===== Data shown =====
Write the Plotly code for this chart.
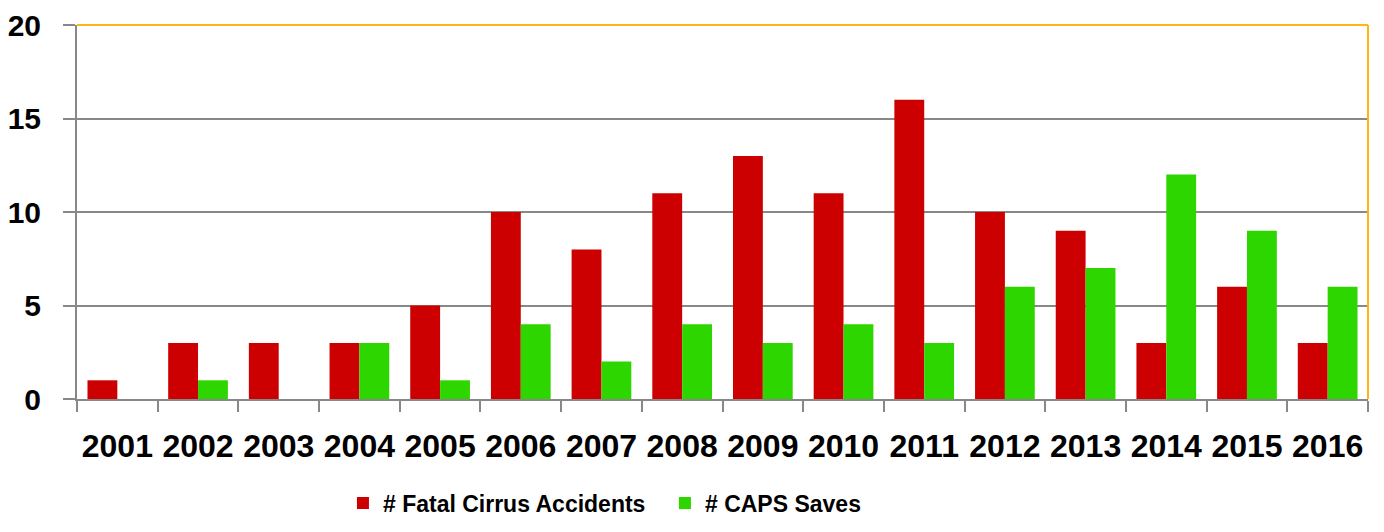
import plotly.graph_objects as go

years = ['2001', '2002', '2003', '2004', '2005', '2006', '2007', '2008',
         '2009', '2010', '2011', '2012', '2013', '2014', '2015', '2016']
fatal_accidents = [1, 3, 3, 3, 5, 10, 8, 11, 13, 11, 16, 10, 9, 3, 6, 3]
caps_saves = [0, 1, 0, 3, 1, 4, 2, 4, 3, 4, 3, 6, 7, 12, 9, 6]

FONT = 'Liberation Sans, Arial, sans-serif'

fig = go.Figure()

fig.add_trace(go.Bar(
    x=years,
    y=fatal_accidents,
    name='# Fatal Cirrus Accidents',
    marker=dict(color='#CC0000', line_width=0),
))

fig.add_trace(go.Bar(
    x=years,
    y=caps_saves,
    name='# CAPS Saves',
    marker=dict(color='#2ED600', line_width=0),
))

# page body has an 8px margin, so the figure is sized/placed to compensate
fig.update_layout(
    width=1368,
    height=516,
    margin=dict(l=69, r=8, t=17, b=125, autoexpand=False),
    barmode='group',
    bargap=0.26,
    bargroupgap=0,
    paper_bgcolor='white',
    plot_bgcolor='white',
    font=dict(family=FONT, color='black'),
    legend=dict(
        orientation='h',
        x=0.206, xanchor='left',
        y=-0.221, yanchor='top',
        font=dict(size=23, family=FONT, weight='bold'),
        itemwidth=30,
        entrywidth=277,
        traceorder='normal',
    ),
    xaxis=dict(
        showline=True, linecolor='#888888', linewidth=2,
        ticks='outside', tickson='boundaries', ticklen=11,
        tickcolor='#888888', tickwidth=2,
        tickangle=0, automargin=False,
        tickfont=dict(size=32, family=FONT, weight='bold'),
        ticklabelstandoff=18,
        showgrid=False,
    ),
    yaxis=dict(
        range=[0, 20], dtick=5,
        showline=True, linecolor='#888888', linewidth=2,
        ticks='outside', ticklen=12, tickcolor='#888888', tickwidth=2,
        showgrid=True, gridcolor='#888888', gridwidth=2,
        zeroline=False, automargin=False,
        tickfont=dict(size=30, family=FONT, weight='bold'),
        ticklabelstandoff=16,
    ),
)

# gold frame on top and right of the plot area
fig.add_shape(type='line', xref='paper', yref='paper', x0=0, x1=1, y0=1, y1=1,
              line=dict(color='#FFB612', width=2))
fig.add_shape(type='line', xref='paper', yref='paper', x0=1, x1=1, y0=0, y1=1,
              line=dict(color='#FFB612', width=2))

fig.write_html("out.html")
=====
===== Data shown =====
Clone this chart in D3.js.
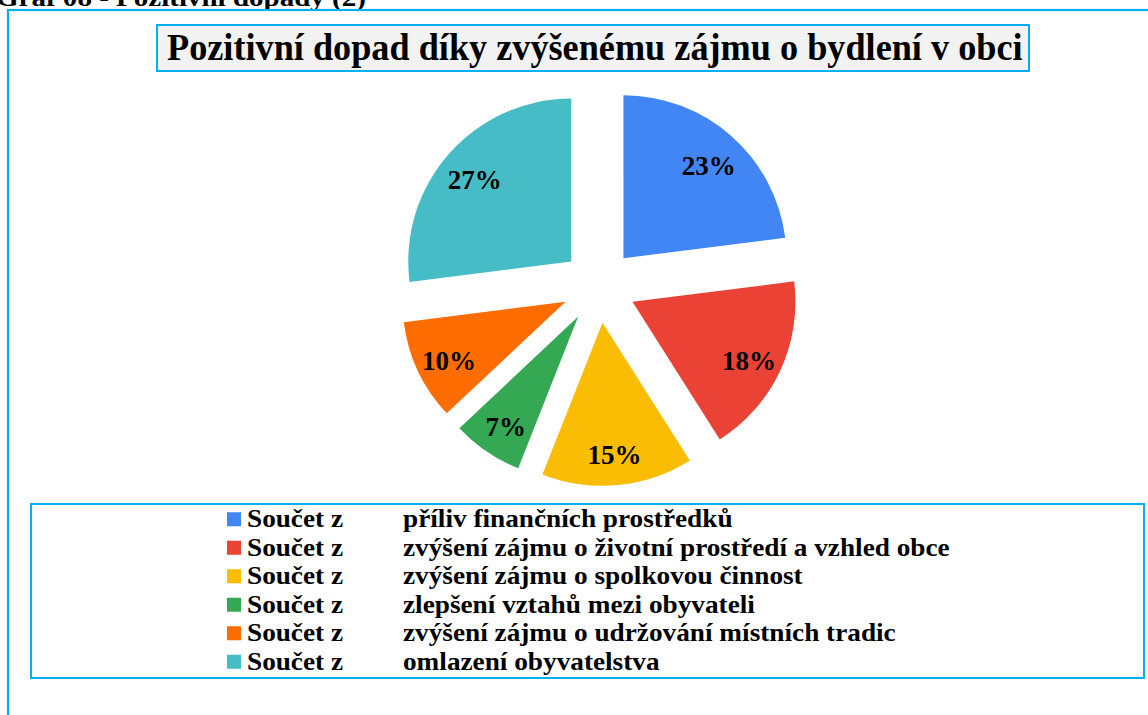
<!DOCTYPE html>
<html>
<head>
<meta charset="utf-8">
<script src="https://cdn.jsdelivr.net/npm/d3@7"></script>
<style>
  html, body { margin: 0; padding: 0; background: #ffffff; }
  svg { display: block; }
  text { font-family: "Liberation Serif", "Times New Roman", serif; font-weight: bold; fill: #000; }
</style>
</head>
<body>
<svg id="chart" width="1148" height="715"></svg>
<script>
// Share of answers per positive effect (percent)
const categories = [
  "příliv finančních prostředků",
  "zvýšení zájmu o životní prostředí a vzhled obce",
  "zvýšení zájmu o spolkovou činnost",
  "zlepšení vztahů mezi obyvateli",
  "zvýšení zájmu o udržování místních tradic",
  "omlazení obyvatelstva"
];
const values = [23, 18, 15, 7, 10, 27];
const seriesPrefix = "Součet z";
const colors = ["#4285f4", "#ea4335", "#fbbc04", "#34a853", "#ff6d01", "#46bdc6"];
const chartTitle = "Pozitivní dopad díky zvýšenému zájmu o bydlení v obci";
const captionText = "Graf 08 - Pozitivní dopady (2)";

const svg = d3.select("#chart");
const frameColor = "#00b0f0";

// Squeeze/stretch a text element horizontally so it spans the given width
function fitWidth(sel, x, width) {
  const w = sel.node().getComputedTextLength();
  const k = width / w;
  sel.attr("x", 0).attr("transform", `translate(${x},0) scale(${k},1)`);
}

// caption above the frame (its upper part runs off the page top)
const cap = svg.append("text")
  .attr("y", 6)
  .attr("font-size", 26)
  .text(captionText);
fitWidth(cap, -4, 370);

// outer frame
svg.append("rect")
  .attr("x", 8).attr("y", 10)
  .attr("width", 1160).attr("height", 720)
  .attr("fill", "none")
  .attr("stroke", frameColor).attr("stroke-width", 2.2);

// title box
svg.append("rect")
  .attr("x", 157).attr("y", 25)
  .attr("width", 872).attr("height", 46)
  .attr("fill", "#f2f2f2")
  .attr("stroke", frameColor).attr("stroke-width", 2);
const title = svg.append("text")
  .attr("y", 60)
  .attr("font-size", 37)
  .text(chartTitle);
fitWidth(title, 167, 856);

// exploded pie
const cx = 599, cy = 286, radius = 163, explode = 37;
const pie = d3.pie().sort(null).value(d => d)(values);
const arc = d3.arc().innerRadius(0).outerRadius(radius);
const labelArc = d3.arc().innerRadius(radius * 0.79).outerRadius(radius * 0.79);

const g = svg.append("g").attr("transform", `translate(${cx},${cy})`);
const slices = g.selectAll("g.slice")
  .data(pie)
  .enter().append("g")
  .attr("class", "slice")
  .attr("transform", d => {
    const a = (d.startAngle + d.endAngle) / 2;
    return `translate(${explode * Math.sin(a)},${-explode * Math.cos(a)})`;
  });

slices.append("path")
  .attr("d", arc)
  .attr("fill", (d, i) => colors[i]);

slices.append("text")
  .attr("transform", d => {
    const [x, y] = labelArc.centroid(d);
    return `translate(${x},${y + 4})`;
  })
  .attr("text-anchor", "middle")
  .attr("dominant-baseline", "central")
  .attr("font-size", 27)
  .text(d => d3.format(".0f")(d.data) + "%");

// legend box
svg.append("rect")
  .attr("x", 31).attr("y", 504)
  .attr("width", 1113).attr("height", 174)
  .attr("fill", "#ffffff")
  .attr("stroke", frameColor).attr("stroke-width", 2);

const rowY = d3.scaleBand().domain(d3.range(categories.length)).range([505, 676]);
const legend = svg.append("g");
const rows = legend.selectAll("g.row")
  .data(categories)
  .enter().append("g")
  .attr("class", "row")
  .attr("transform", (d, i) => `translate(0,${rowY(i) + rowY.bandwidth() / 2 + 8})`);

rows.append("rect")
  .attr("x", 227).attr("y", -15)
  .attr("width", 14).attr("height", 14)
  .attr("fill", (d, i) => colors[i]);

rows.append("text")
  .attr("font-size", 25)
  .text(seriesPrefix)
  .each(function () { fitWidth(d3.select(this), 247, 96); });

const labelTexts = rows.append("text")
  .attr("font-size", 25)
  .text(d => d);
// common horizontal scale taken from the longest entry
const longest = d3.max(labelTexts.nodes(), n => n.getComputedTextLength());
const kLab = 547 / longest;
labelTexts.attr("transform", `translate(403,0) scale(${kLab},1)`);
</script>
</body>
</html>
=====
_What you have to do_
Set down, without pictures, the lines between the line holding "Write the Plotly code for this chart." and the line holding "7, 12, 9, 6]", both inclusive.

_Completed exercise_
Write the Plotly code for this chart.
import plotly.graph_objects as go

years = ['2001', '2002', '2003', '2004', '2005', '2006', '2007', '2008',
         '2009', '2010', '2011', '2012', '2013', '2014', '2015', '2016']
fatal_accidents = [1, 3, 3, 3, 5, 10, 8, 11, 13, 11, 16, 10, 9, 3, 6, 3]
caps_saves = [0, 1, 0, 3, 1, 4, 2, 4, 3, 4, 3, 6, 7, 12, 9, 6]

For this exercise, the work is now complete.